Sim, aparece. Ainda aqui serve de exemplo o caso dos Krenak, diretamente afetados pela criminosa tragédia ambiental do rio Doce, causada pela Samarco, já concretizando o cenário de terra arrasada. Depois de lutas duríssimas, corajosas e eficientes, através de gerações, em que conseguiram reconquistar uma parte ínfima de seus territórios tradicionais e recriar preservando suas identidades, estão agora cercados de lama e privados de sua principal fonte de vida, as águas do rio Watu, na língua Borum. Assim como as demais populações ribeirinhas.
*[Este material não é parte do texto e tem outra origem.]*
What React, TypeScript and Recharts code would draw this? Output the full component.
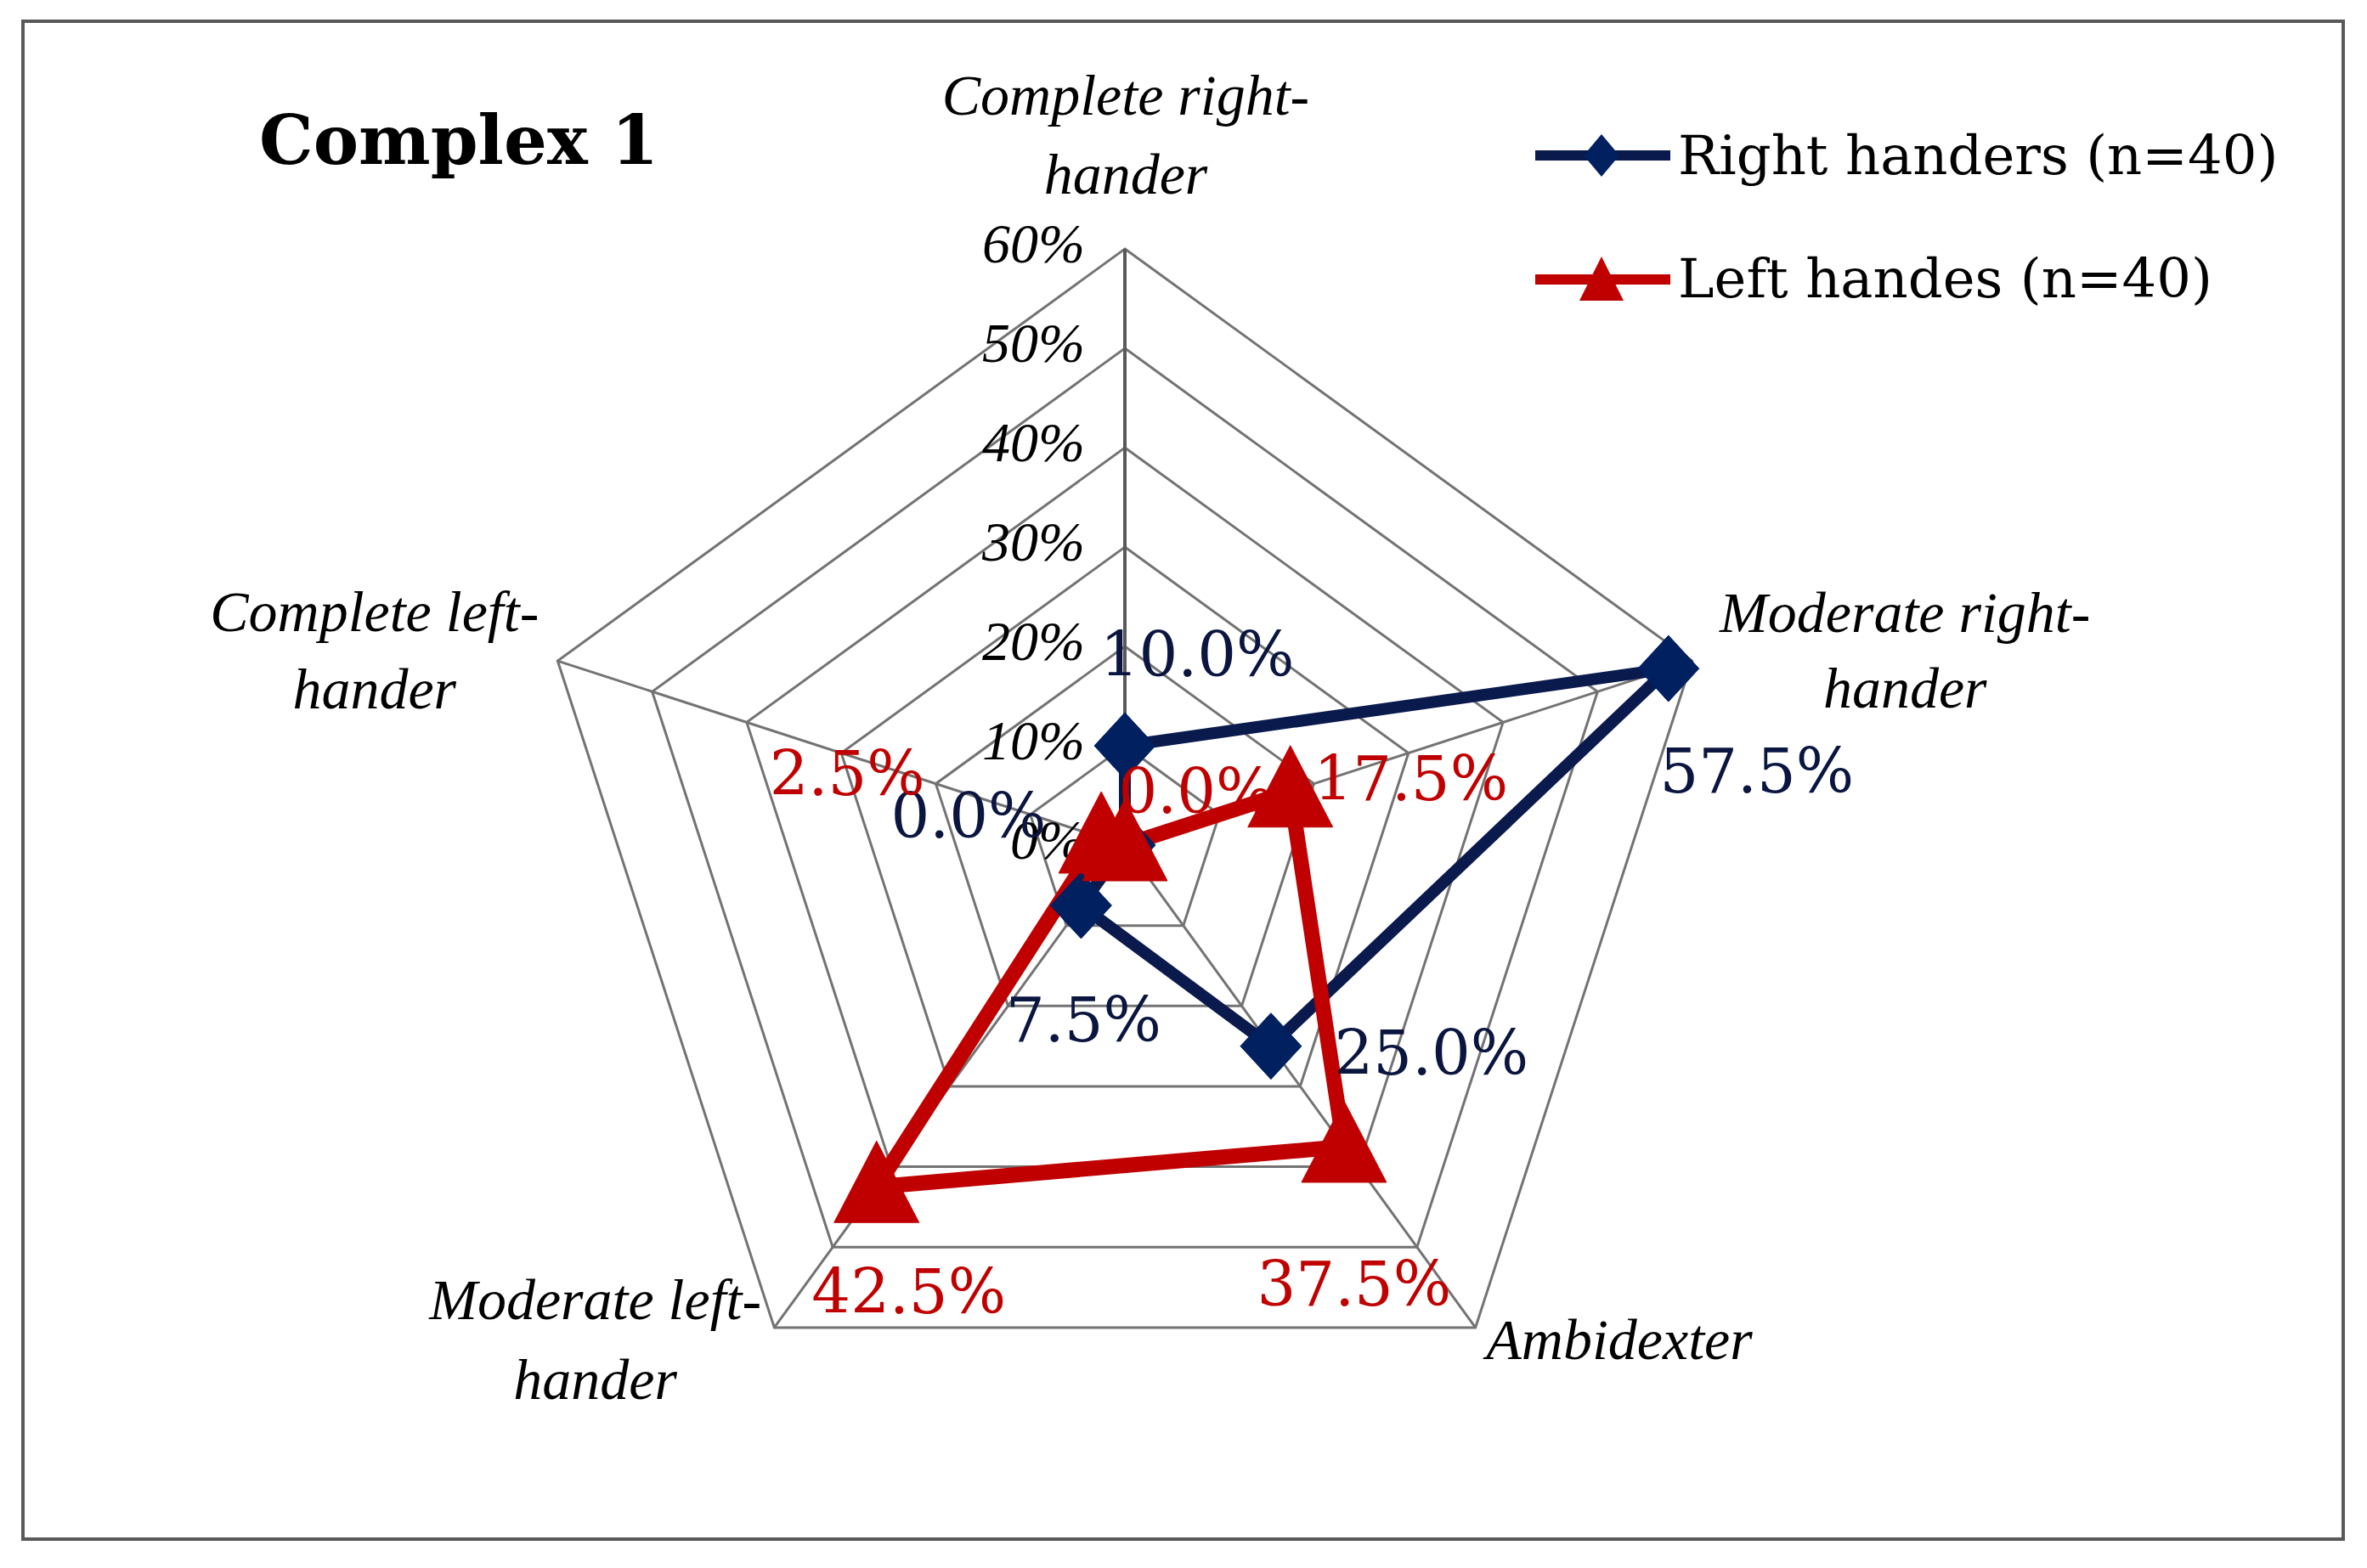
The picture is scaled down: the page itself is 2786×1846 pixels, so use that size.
import React from 'react';
import { RadarChart, Radar, PolarGrid, PolarAngleAxis, PolarRadiusAxis, Legend } from 'recharts';

const title = 'Complex 1';
const categories = ['Complete right-hander', 'Moderate right-hander', 'Ambidexter', 'Moderate left-hander', 'Complete left-hander'];
const seriesNames = ['Right handers (n=40)', 'Left handes (n=40)'];
const rightHanders = [10.0, 57.5, 25.0, 7.5, 0.0];
const leftHanders = [0.0, 17.5, 37.5, 42.5, 2.5];
const radiusTicks = [0, 10, 20, 30, 40, 50, 60];

const data = categories.map((c, i) => ({ category: c, right: rightHanders[i], left: leftHanders[i] }));

const NAVY_LINE = '#0a1a4c';
const NAVY_FILL = '#002060';
const RED = '#c00000';
const GRID = '#737373';
const LABEL_FONT = '"DejaVu Serif", serif';
const ITALIC_FONT = '"Liberation Serif", serif';

// label layout (offsets from the library's tick position)
const angleLabelLayout = [
  { anchor: 'middle', dx: 1, dy: [-150, -57] },
  { anchor: 'middle', dx: 243, dy: [-32, 57] },
  { anchor: 'start', dx: 8, dy: [31] },
  { anchor: 'middle', dx: -206, dy: [-16, 78] },
  { anchor: 'middle', dx: -208, dy: [-33, 58] },
];
const rightLabelOffsets = [
  [85, -82], [104, 146], [189, 33], [3, 160], [-184, -9],
];
const leftLabelOffsets = [
  [84, -38], [142, 10], [12, 187], [38, 149], [-299, -50],
];

const fmt = (v: number) => v.toFixed(1) + '%';

const AngleTick = (props: any) => {
  const { x, y, payload } = props;
  const idx = payload && payload.index != null ? payload.index : props.index;
  const layout = angleLabelLayout[idx] || angleLabelLayout[0];
  const lines = String(payload.value).split(/(?<=-)/);
  return (
    <g>
      {lines.map((ln, i) => (
        <text
          key={i}
          x={x + layout.dx}
          y={y + layout.dy[i]}
          textAnchor={layout.anchor}
          fontFamily={ITALIC_FONT}
          fontStyle="italic"
          fontSize={68}
          fill="#000"
        >
          {ln}
        </text>
      ))}
    </g>
  );
};

const RadiusTick = (props: any) => {
  const { x, y, payload } = props;
  return (
    <text
      x={x - 47}
      y={y + 16}
      textAnchor="end"
      fontFamily={ITALIC_FONT}
      fontStyle="italic"
      fontSize={66}
      fill="#000"
    >
      {Math.round(payload.value) + '%'}
    </text>
  );
};

const DiamondDot = (props: any) => {
  const { cx, cy, index } = props;
  const v = rightHanders[index];
  const [dx, dy] = rightLabelOffsets[index];
  return (
    <g key={`rd-${index}`}>
      <polygon
        points={`${cx},${cy - 39} ${cx + 36},${cy} ${cx},${cy + 39} ${cx - 36},${cy}`}
        fill={NAVY_FILL}
        stroke={NAVY_FILL}
        strokeWidth={1}
      />
      <text x={cx + dx} y={cy + dy} textAnchor="middle" fontFamily={LABEL_FONT} fontSize={72} fill="#0a1540">
        {fmt(v)}
      </text>
    </g>
  );
};

const TriangleDot = (props: any) => {
  const { cx, cy, index } = props;
  const v = leftHanders[index];
  const [dx, dy] = leftLabelOffsets[index];
  return (
    <g key={`ld-${index}`}>
      <polygon
        points={`${cx},${cy - 54} ${cx + 50},${cy + 42} ${cx - 50},${cy + 42}`}
        fill={RED}
        stroke={RED}
        strokeWidth={1}
      />
      <text x={cx + dx} y={cy + dy} textAnchor="middle" fontFamily={LABEL_FONT} fontSize={72} fill={RED}>
        {fmt(v)}
      </text>
    </g>
  );
};

const LegendContent = () => (
  <svg width={960} height={260} style={{ display: 'block', overflow: 'visible' }}>
    <line x1={17} y1={63} x2={176} y2={63} stroke={NAVY_LINE} strokeWidth={12} />
    <polygon points="95,38 116,63 95,88 74,63" fill={NAVY_FILL} />
    <text x={185} y={85} fontFamily={LABEL_FONT} fontSize={64} fill="#000">
      {seriesNames[0]}
    </text>
    <line x1={17} y1={209} x2={176} y2={209} stroke={RED} strokeWidth={12} />
    <polygon points="95,182 121,234 69,234" fill={RED} />
    <text x={185} y={230} fontFamily={LABEL_FONT} fontSize={64} fill="#000">
      {seriesNames[1]}
    </text>
  </svg>
);

export default function App() {
  return (
    <div style={{ position: 'absolute', left: 0, top: 0, width: 2786, height: 1846, background: '#fff' }}>
      <RadarChart
        width={2786}
        height={1846}
        data={data}
        cx={1324}
        cy={995}
        outerRadius={702}
        startAngle={90}
        endAngle={-270}
        margin={{ top: 0, right: 0, bottom: 0, left: 0 }}
      >
        <rect x={27} y={25} width={2731} height={1787} fill="none" stroke="#595959" strokeWidth={4} />
        <text x={305} y={193} fontFamily={LABEL_FONT} fontWeight="bold" fontSize={80} fill="#000">
          {title}
        </text>
        <PolarGrid gridType="polygon" stroke={GRID} strokeWidth={3} />
        <PolarAngleAxis dataKey="category" tick={AngleTick} tickLine={false} axisLine={false} />
        <PolarRadiusAxis
          angle={90}
          type="number"
          scale="linear"
          domain={[0, 60]}
          ticks={radiusTicks}
          tickCount={7}
          allowDataOverflow
          tick={RadiusTick}
          tickLine={false}
          axisLine={{ stroke: '#595959', strokeWidth: 4 }}
        />
        <Radar
          name={seriesNames[0]}
          dataKey="right"
          stroke={NAVY_LINE}
          strokeWidth={14}
          strokeLinejoin="round"
          fill="none"
          fillOpacity={0}
          dot={DiamondDot}
          isAnimationActive={false}
        />
        <Radar
          name={seriesNames[1]}
          dataKey="left"
          stroke={RED}
          strokeWidth={18}
          strokeLinejoin="round"
          fill="none"
          fillOpacity={0}
          dot={TriangleDot}
          isAnimationActive={false}
        />
        <Legend
          content={LegendContent}
          wrapperStyle={{ left: 1790, top: 120, bottom: 'auto', width: 960, height: 260 }}
        />
      </RadarChart>
    </div>
  );
}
A dívida histórica da sociedade nacional com estes povos é incomensurável. E estamos falando de região Sudeste.

Considera que ainda há espaço para lutas e esperanças?

Sim, ainda há! O que está em jogo no território dos antigos Botocudos, por exemplo, é o futuro do planeta. Para que o mundo não se transforme num grande rio Doce, com água apodrecida, os historiadores, educadores e pesquisadores em geral podem desempenhar um papel.

Elaborar e difundir uma história que seja ao mesmo tempo consistente e resistente, desconstruindo preconceitos e exclusões de forma fundamentada, tomando partido sim, ao lado da afirmação da criatividade, da liberdade e da vida, em suas melhores dimensões. Os Krenak, dados como mortos e extintos, resistiram, ressurgiram e recriam suas vidas. Quem sabe será assim com o rio Doce? É uma esperança que dança na corda bamba de sombrinha.

Temos muito o que aprender com os povos indígenas nas relações com o meio ambiente e os demais animais e, sobretudo, na sabedoria das longas resistências à opressão. Não se trata de idealização, mas de condições culturais e históricas estabelecidas e por estabelecer. Projetos de sociedade e de civilização. Será importante caminharmos com os povos originários e com as demais forças potencialmente libertadoras, ainda que em direção a futuros incertos.